Colombie: la victoire de populations locales pour protéger leur environnement préservé

fernando patiño franco de Pixabay

939
fernando patiño franco de Pixabay
⏱ Lecture 3 mn.

Face aux eaux claires du Pacifique colombien, dans la région préservée du Choco, un gigantesque port devait voir le jour. Mais, les populations locales, soutenues par des organisations de défense de l’environnement, ont fait échouer le projet pariant sur un autre modèle de développement.

Chaussée de bottes, les mains protégées par des gants en caoutchouc, Marcelina Moreno patauge au milieu de la dense végétation d’une mangrove à la recherche de pianguas, un mollusque considéré comme un mets délicat en Équateur et au Mexique.   « Nous n’allons pas permettre qu’on le détruise, c’est un patrimoine naturel », assure cette Afro-Colombienne de 51 ans, à propos des 600 hectares de plages, forêts et mangroves entourant le golfe de Tribuga, où abondent aussi thons et crevettes. « Ce sera pour les enfants, afin qu’ils aient de quoi vivre à l’avenir », poursuit-elle.  La région, qu’aucune route ne permet d’atteindre, a été le théâtre entre 2006 et 2023 d’une longue bataille entre communautés locales et porteurs d’un projet de mégaport en eaux profondes, doté de quais de jusqu’à 700 mètres de long, afin de relier la côte pacifique aux régions industrielles du centre-ouest de la Colombie.   Une trentaine de gouvernements locaux et d’hommes d’affaires se sont associés pour concevoir ce projet qui prévoyait aussi la construction d’une route de quelque 80 kilomètres de long à travers la jungle pour relier la ville côtière de Nuqui au reste du pays.   En 2018, le soutien du président conservateur Ivan Duque, qui en fait une priorité de son mandat en arrivant à la tête du pays, donne un coup d’accélérateur au projet.   Mais les 18.000 habitants de cette région aux paysages luxuriants où poussent plus de 1.500 espèces végétales endémiques et où les baleines à bosse viennent mettre bas entre juin et novembre, soutenus notamment par des organisations de défense de l’environnement, se mobilisent en rêvent d’un autre type de développement, plus équitable et durable.

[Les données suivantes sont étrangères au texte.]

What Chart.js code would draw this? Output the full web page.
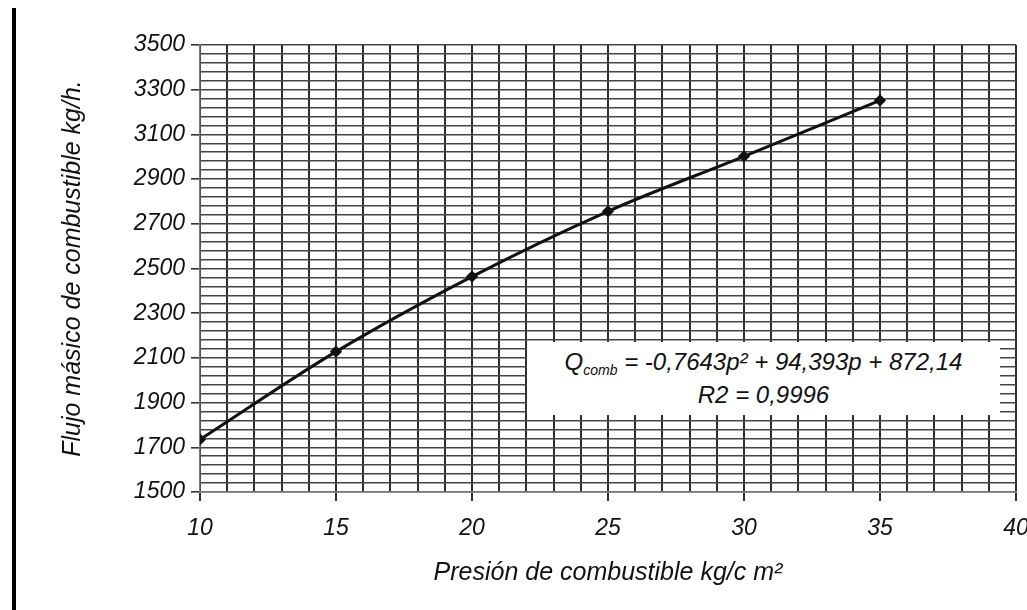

« Ecotourisme et pêche artisanale »

Les populations locales, des Afro-Colombiens en majorité mais aussi des indigènes Embera, « parlent d’écotourisme et de pêche artisanale, de vente de crédits carbone et de différentes stratégies qui n’affectent pas le biome », explique à l’AFP Arnold Rincon, directeur du Codechoco, l’autorité environnementale locale qui s’est aussi battue contre le projet.  Dans une région où le taux de chômage avoisine les 30% et où la pauvreté touche 63% des habitants, le projet promettait d’apporter « beaucoup de travail », se souvient Marcelina Moreno. Une participation dans le projet, bien que « minime », était aussi annoncée. Mais, il « allait entraîner la destruction des mangroves, de la terre, de tout. Alors (on a dit) non », se souvient-elle.  Plus au sud, à 200 kilomètres de là, le port de Buenaventura, plus grand terminal de marchandises de Colombie sur la côte pacifique, leur a aussi montré ce dont ils ne voulaient pas. Une grande partie de sa population, là aussi majoritairement afrodescendante, y vit dans la pauvreté, sans possibilité d’emploi et sous le joug des groupes armés qui se livrent au trafic de drogue.  « Buenaventura est comme un miroir. Le port ne profite qu’à quelques-uns », assure M. Rincon.  En février 2022, sous la pression d’une campagne environnementale agressive, le président Duque finit par revenir sur sa décision et demande dans la foulée à l’Unesco de désigner la zone comme réserve de biosphère, ce qui a été fait le 14 juin dernier.  L’Unesco a donné un « élan international » à la demande des habitants, se félicite M. Rincon.   Le tourisme, qui a augmenté de 126% dans la région entre 2019 et 2021, selon les données officielles, apparaît comme un moteur de développement.   L’artisanat local semble profiter aussi du coup de projecteur donné par l’Unesco au site: le poisson frais pêché dans le golfe est acheminé par avion jusqu’aux tables des restaurants de l’intérieur du pays et le viche, un alcool de canne à sucre distillé localement, fait son apparition dans les bars de Bogota.   La mangrove, c’est « la vie », assure Arisleda Hurtado, présidente de l’association locale des piangueras, ces femmes qui récoltent les pianguas, en marchant dans cet écosystème qui retient le dioxyde de carbone, atténuant le changement climatique.  « Lorsque vous survivez grâce à quelque chose, vous devez en prendre soin, vous ne pouvez pas détruire ce qui vous soutient », ajoute-t-elle.